NASA has a little program with a big view of Earth, but President Donald Trump wants to shut it down.
If a new budget outline released by the Trump administration Thursday goes through, it will cancel funding for the instruments on the DSCOVR spacecraft that face our planet from 1 million miles away.
It’s a relatively small budget cut — though it’s unclear how much would be saved — in a proposal to trim billions of dollars from many agencies, but Trump’s desire to cancel this one specific part of a mission speaks volumes.
NASA’s Epic instrument on DSCOVR beams back a full view of the sunlit side of the Earth every day. The photos are made publicly available through a NASA-run website, and it’s a great place for any journalist or member of the public to go for a daily view of our home planet. These images allow climate scientists to get a good look at what the atmosphere is doing on any given day.
Epic’s photos are also simply beautiful. It changes a person’s perspective to see the Earth from 1 million miles away, without borders or any human-made objects visible. Everyone you’ve ever cared for is right there in that image. That’s something you can’t really understand without seeing our planet from a distance, and for the past year or so, we’ve had new views like that every week.
Everyone you’ve ever cared for is right there in that image.
According to Trump’s budget outline, the administration wants to cancel the program in order to save money for other things at the agency like exploration.
It’s unclear how much money NASA will save every year by putting Epic on the chopping block, but in general, canceling this program doesn’t make a lot of sense from an operational point of view.
The mission is already in space, so a major part of the money allotted for the camera and other Earth science instruments has already been spent. Plus, it’s not like the administration is planning to cancel the entire mission of the satellite — it will still monitor the environment around it, keeping tabs on the sun’s activity.
If anything, this proposal feels like a dig at former Vice President Al Gore, oddly enough.
Gore is the person who lobbied heavily for this mission, and specifically the camera showing humanity a full view of Earth every day.
It’s unclear if this is some kind of personal beef between Gore and Trump — even if it isn’t, the proposal reveals the president’s true intent when it comes to programs focused on our home planet.
Republicans in Congress have long-lobbied for an end to NASA’s Earth science programs, and Trump’s outline delivers on that.
These Earth-focused cuts aren’t just limited to NASA. The Environmental Protection Agency’s budget would shrink by as much as 31 percent. The State Department and the National Oceanic and Atmospheric Administration — two agencies intimately involved in climate science and policy programs — would also face deep budget cuts, among others.
Overall, however, many NASA exploration programs will fare pretty well under Trump if the administration has its way. (Even Earth science would still receive $1.8 billion under the proposal, though it’s unclear what exactly that money will go towards.)
Trump is proposing funding for NASA’s Europa Clipper mission, which is currently in development and is expected to eventually do flybys of the Jovian moon.
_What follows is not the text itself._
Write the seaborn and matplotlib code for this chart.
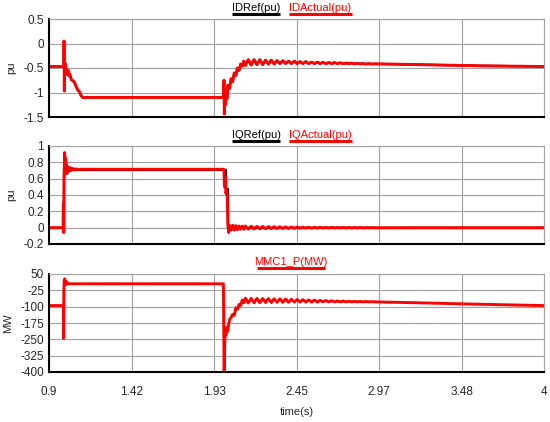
import numpy as np
import pandas as pd
import matplotlib
matplotlib.use("Agg")
import matplotlib.pyplot as plt
import seaborn as sns

# ---- data ----
xtick_labels = ['0.9', '1.42', '1.93', '2.45', '2.97', '3.48', '4']

# shared time grid of the post-fault ripple
t_osc = [2.130, 2.148, 2.166, 2.184, 2.202, 2.220, 2.238, 2.256, 2.274, 2.292,
         2.310, 2.328, 2.346, 2.364, 2.382, 2.400, 2.418, 2.436, 2.454, 2.472,
         2.490, 2.508, 2.526, 2.544, 2.562, 2.580, 2.598, 2.616, 2.634, 2.652,
         2.670, 2.688, 2.706, 2.724, 2.742, 2.760, 2.778, 2.796, 2.814, 2.832,
         2.850, 2.868, 2.886, 2.904, 2.922, 2.940]
t_tail = [3.2, 3.6, 4.0]

# IDActual(pu)
id_t = [0.9, 0.993, 0.994, 0.996, 0.998, 1.001, 1.005, 1.01, 1.015, 1.02, 1.025,
        1.03, 1.04, 1.05, 1.06, 1.07, 1.08, 1.09, 1.10, 1.11, 1.12, 1.13, 1.99,
        1.993, 1.996, 1.998, 2.001, 2.005, 2.01, 2.015, 2.02, 2.03, 2.04, 2.05,
        2.06, 2.07, 2.08, 2.09, 2.10, 2.11, 2.12]
id_v = [-0.47, -0.47, 0.05, -0.97, -0.45, -0.40, -0.62, -0.52, -0.63, -0.55, -0.66,
        -0.62, -0.74, -0.76, -0.80, -0.88, -0.95, -0.98, -1.06, -1.10, -1.11, -1.10, -1.10,
        -1.10, -0.75, -1.44, -0.95, -1.25, -1.05, -1.12, -0.85, -0.92, -0.72, -0.78,
        -0.60, -0.65, -0.50, -0.55, -0.42, -0.46, -0.36]
id_osc = [-0.45, -0.33, -0.44, -0.33, -0.43, -0.33, -0.43, -0.34, -0.42, -0.34,
          -0.42, -0.35, -0.41, -0.35, -0.41, -0.36, -0.41, -0.36, -0.41, -0.37,
          -0.41, -0.37, -0.41, -0.38, -0.41, -0.38, -0.41, -0.385, -0.41, -0.39,
          -0.41, -0.39, -0.41, -0.395, -0.41, -0.40, -0.41, -0.40, -0.415, -0.405,
          -0.415, -0.41, -0.42, -0.41, -0.42, -0.415]
id_tail = [-0.43, -0.455, -0.47]

# IDRef(pu) is fully hidden under IDActual in the reference
idref_t = id_t
idref_v = id_v

# IQActual(pu)
iq_t = [0.9, 0.988, 0.990, 0.992, 0.994, 0.998, 1.000, 1.003, 1.006, 1.009, 1.012,
        1.015, 1.02, 1.025, 1.03, 1.035, 1.04, 1.05, 1.06, 1.07, 1.08, 1.10, 1.99,
        1.993, 1.996, 1.999, 2.003, 2.008, 2.012, 2.016, 2.02, 2.025, 2.03, 2.04,
        2.05, 2.06, 2.07, 2.08, 2.09, 2.10, 2.11, 2.12]
iq_v = [0.0, 0.0, 0.3, -0.06, 0.55, 0.92, 0.78, 0.85, 0.68, 0.78, 0.66,
        0.75, 0.69, 0.74, 0.70, 0.73, 0.70, 0.725, 0.705, 0.72, 0.71, 0.715, 0.715,
        0.715, 0.70, 0.50, 0.62, 0.42, 0.45, 0.40, 0.05, -0.06, 0.03, -0.03,
        0.03, -0.03, 0.025, -0.025, 0.02, -0.02, 0.02, -0.02]
iq_osc = [0.02, -0.018, 0.018, -0.016, 0.016, -0.015, 0.015, -0.013, 0.013, -0.012,
          0.012, -0.011, 0.011, -0.01, 0.01, -0.009, 0.009, -0.008, 0.008, -0.007,
          0.007, -0.006, 0.006, -0.006, 0.005, -0.005, 0.005, -0.004, 0.004, -0.004,
          0.004, -0.003, 0.003, -0.003, 0.003, -0.003, 0.002, -0.002, 0.002, -0.002,
          0.002, -0.002, 0.001, -0.001, 0.001, -0.001]
iq_tail = [0.0, 0.0, 0.0]

# IQRef(pu)
iqref_t = [0.9, 0.997, 0.997, 2.006, 2.006, 2.018, 2.018, 4.0]
iqref_v = [0.0, 0.0, 0.71, 0.71, 0.47, 0.47, 0.0, 0.0]

# MMC1_P(MW)
p_t = [0.9, 0.990, 0.991, 0.993, 0.995, 0.998, 1.001, 1.004, 1.008, 1.012, 1.016,
       1.02, 1.03, 1.99, 1.992, 1.994, 1.997, 2.000, 2.004, 2.008, 2.012, 2.016,
       2.02, 2.03, 2.04, 2.05, 2.06, 2.07, 2.08, 2.09, 2.10, 2.11, 2.12]
p_v = [-95, -95, -245, -30, 20, 28, 5, 18, 3, 12, 4,
       7, 5, 5, 5, -150, -420, -280, -200, -230, -195, -215,
       -205, -160, -150, -135, -140, -105, -112, -90, -95, -70, -82]
p_osc = [-61, -83, -62, -82, -62, -82, -63, -81, -63, -81, -64, -80, -64, -80,
         -65, -80, -66, -79, -67, -79, -68, -79, -69, -79, -70, -79, -71, -78,
         -72, -78, -73, -78, -74, -78, -74.5, -78, -75, -78, -75.5, -78, -76, -78,
         -76.5, -78, -77, -78]
p_tail = [-82, -89, -95]


def series(t, v, osc=None, tail=None):
    tt, vv = list(t), list(v)
    if osc is not None:
        tt += t_osc + t_tail
        vv += osc + tail
    return pd.DataFrame({'t': tt, 'v': vv})


sns.set_style('white')
plt.rcParams['font.family'] = ['Liberation Sans', 'DejaVu Sans']
plt.rcParams['font.size'] = 8

fig = plt.figure(figsize=(5.5, 4.22), dpi=100)
left, width, height = 49 / 550, 495 / 550, 98 / 422
axes = [fig.add_axes([left, 1 - 117 / 422, width, height]),
        fig.add_axes([left, 1 - 244 / 422, width, height]),
        fig.add_axes([left, 1 - 372 / 422, width, height])]

panels = [
    (series(idref_t, idref_v, id_osc, id_tail), series(id_t, id_v, id_osc, id_tail),
     (-1.5, 0.5), np.arange(-1.5, 0.51, 0.5), ['-1.5', '-1', '-0.5', '0', '0.5'], 'pu'),
    (series(iqref_t, iqref_v), series(iq_t, iq_v, iq_osc, iq_tail),
     (-0.2, 1.0), np.arange(-0.2, 1.01, 0.2), ['-0.2', '0', '0.2', '0.4', '0.6', '0.8', '1'], 'pu'),
    (None, series(p_t, p_v, p_osc, p_tail),
     (-400, 50), np.arange(-400, 51, 75), ['-400', '-325', '-250', '-175', '-100', '-25', '50'], 'MW'),
]

xticks = np.linspace(0.9, 4.0, 7)
for ax, (ref, act, ylim, yt, ytl, ylab) in zip(axes, panels):
    if ref is not None:
        sns.lineplot(data=ref, x='t', y='v', ax=ax, color='black', lw=1.6,
                     estimator=None, sort=False)
    sns.lineplot(data=act, x='t', y='v', ax=ax, color='#ff0000', lw=2.1,
                 estimator=None, sort=False)
    ax.set_xlim(0.9, 4.0)
    ax.set_ylim(*ylim)
    ax.set_yticks(yt, labels=ytl)
    ax.set_xticks(xticks)
    ax.grid(True, color='#a0a0a0', lw=0.8)
    ax.set_axisbelow(True)
    ax.tick_params(length=0, pad=3.5, labelsize=8.5)
    for s in ['left', 'bottom']:
        ax.spines[s].set_color('black')
        ax.spines[s].set_linewidth(1.5)
    for s in ['top', 'right']:
        ax.spines[s].set_color('#a0a0a0')
        ax.spines[s].set_linewidth(0.8)
    ax.set_ylabel(ylab, fontsize=8)
    ax.yaxis.set_label_coords(-0.066 if ylab == 'pu' else -0.072, 0.5)
    ax.set_xlabel('')

axes[0].tick_params(labelbottom=False)
axes[1].tick_params(labelbottom=False)
axes[2].set_xticks(xticks, labels=xtick_labels)
axes[2].tick_params(axis='x', pad=10)
axes[2].set_xlabel('time(s)', fontsize=8)
axes[2].xaxis.set_label_coords(0.5, -0.36)


def tag(ax, text, x0, x1, ty, ly, color):
    ax.text((x0 + x1) / 2, ty, text, transform=ax.transAxes, ha='center',
            va='center', color=color, fontsize=8)
    ax.plot([x0, x1], [ly, ly], transform=ax.transAxes, color=color, lw=2.2,
            clip_on=False, solid_capstyle='butt')


tag(axes[0], 'IDRef(pu)', 0.370, 0.467, 1.115, 1.05, 'black')
tag(axes[0], 'IDActual(pu)', 0.485, 0.612, 1.115, 1.05, '#ff0000')
tag(axes[1], 'IQRef(pu)', 0.370, 0.467, 1.115, 1.05, 'black')
tag(axes[1], 'IQActual(pu)', 0.485, 0.612, 1.115, 1.05, '#ff0000')
tag(axes[2], 'MMC1_P(MW)', 0.42, 0.557, 1.125, 1.06, '#ff0000')

fig.savefig('out.png', dpi=100)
The administration also wants to expand the agency’s work with private companies, bolstering the private sector space exploration.
Plus, the administration reaffirmed its commitment to the the Orion spacecraft and Space Launch System rocket expected to bring NASA astronauts to deep space destinations in the coming years.
That said, none of these missions can get off the ground if climate change puts NASA’s Kennedy Space Center in Florida underwater in the coming decades.
Plus, who knows where the next generation of space explorers will come from without NASA’s office of education, which would get totally dismantled and absorbed into other parts of the agency if this budget is approved by Congress.